Une fausse bonne idée ? La possibilité, pour l’exécutif, de rendre obligatoire la dispensation à l’unité des médicaments en rupture, n’a pas reçu le feu vert du Sénat. Dans la nuit du 16 au 17 novembre 2023, l’hémicycle a adopté deux amendements identiques, de la commission des affaires sociales, et du groupe socialiste, retirant cette disposition du projet de loi de financement de la Sécurité sociale (PLFSS) pour 2024.
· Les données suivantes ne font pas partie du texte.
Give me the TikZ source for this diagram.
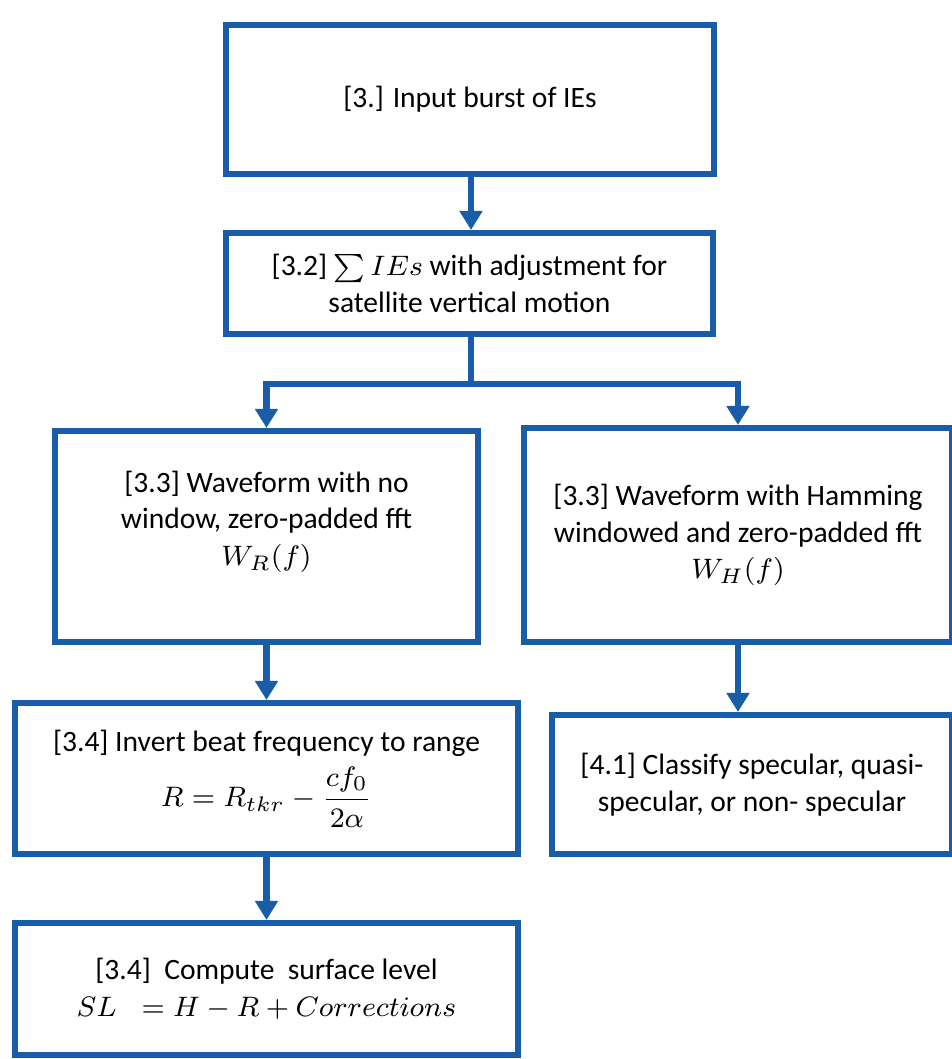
\documentclass[tikz,border=0pt]{standalone}
\usepackage{amsmath}
\usepackage{fontspec}
\setmainfont{Carlito}
\usepackage{tikz}
\usetikzlibrary{arrows.meta, positioning, calc}
\definecolor{flowblue}{RGB}{25,92,168}

\begin{document}
\begin{tikzpicture}[x=0.01cm, y=-0.01cm,
    box/.style={draw=flowblue, line width=0.06cm, fill=white, align=center,
                inner sep=0pt, font=\fontsize{8.4}{10.4}\selectfont},
    flow/.style={draw=flowblue, line width=0.06cm,
                 -{Triangle[width=0.22cm, length=0.19cm]}}]
            \useasboundingbox (0,0) rectangle (952,1059);
            \node[box, minimum width=4.88cm, minimum height=1.49cm] (input) at (470,99.5) {[3.] Input burst of IEs};
            \node[box, minimum width=4.87cm, minimum height=1.01cm] (sumie) at (469.5,283.5)
                {[3.2] $\textstyle\sum IEs$ with adjustment for\\satellite vertical motion};
            \node[box, minimum width=4.23cm, minimum height=2.11cm] (wfrect) at (266.5,536.5)
                {[3.3] Waveform with no\\window, zero-padded fft\\$W_R(f)$\\\mbox{}};
            \node[box, minimum width=4.28cm, minimum height=2.14cm] (wfham) at (738,535)
                {[3.3] Waveform with Hamming\\windowed and zero-padded fft\\$W_H(f)$};
            \node[box, minimum width=5.03cm, minimum height=1.51cm] (invert) at (266.5,778.5)
                {[3.4] Invert beat frequency to range\\[0.25em]$R = R_{tkr} - \dfrac{cf_0}{2\alpha}$};
            \node[box, minimum width=4.00cm, minimum height=1.39cm] (classify) at (752,784.5)
                {[4.1] Classify specular, quasi-\\specular, or non- specular};
            \node[box, minimum width=5.03cm, minimum height=1.32cm] (surface) at (266.5,989)
                {[3.4]\ \ Compute\ \ surface level\\$SL\;\;= H - R + Corrections$};
            % branching point below the sum box
            \coordinate (split) at (471,384);
            \draw[flow] (input.south -| split) -- (sumie.north -| split);
            \draw[draw=flowblue, line width=0.06cm] (sumie.south -| split) -- (split);
            \draw[flow] (split) -| (wfrect.north);
            \draw[flow] (split) -| (wfham.north);
            \foreach \a/\b in {wfrect/invert, wfham/classify, invert/surface} {
                \draw[flow] (\a.south) -- (\a.south |- \b.north);
            }
        \end{tikzpicture}
\end{document}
« Quand vous n’avez plus de médicaments, ça peut être un peu compliqué de distribuer à l’unité », a fait valoir la rapporteure Corinne Imbert (LR). Au -delà de cette remarque évidente, la sénatrice a rappelé l’impossibilité de diviser des médicaments pédiatriques commercialisés sous forme de sirop, ou les solutions injectables, qui concentrent le plus grand nombre de pénuries. La sénatrice, pharmacienne de profession, a également noté dans son rapport que le conditionnement à l’unité n’aurait pas grand sens pour les traitements chroniques, qui supposent une prise régulière du médicament. Le conditionnement des médicaments antibiotiques serait, quant à lui, déjà bien adapté.
La sénatrice PS Émilienne Poumirol a mis en avant d’autres contraintes matérielles dans les officines, mais également les risques sanitaires, en cas d’erreur du patient. « Il apparaît que la chaîne du médicament en France n’est pas prête pour mettre en place de nouveaux modes de délivrance. » La découpe des comprimés en blister et la copie de la notice alourdiraient le travail des pharmaciens. La commission d’enquête sénatoriale sur les pénuries de médicament avait déjà identifié ces freins.
Un gain « très marginal » contre des risques
« Ce qui m’importe c’est la traçabilité et les risques iatrogènes [maladies dues à un acte médical ou des médicaments] », a-t-elle particulièrement insisté. « Plus de 10 000 personnes meurent en France chaque année des effets iatrogènes et il y a 130 000 hospitalisations à cause d’une mauvaise utilisation des médicaments. » Bref, « le gain qu’on pourrait obtenir par la délivrance à l’unité est vraiment très très marginal, mais présente par contre des risques. »
Le ministre de la Santé Aurélien Rousseau a indiqué qu’il comprenait ces réserves mais qu’il était important de « monter qu’on essaye d’utiliser différents leviers » contre la pénurie. « C’est plutôt un signal à envoyer qu’une obligation. J’admets que la rédaction est plus martiale que la réalité. »
« Des pays y parviennent beaucoup plus que nous, mais ça supposerait d’embarquer beaucoup plus en amont les industriels », a-t-il admis.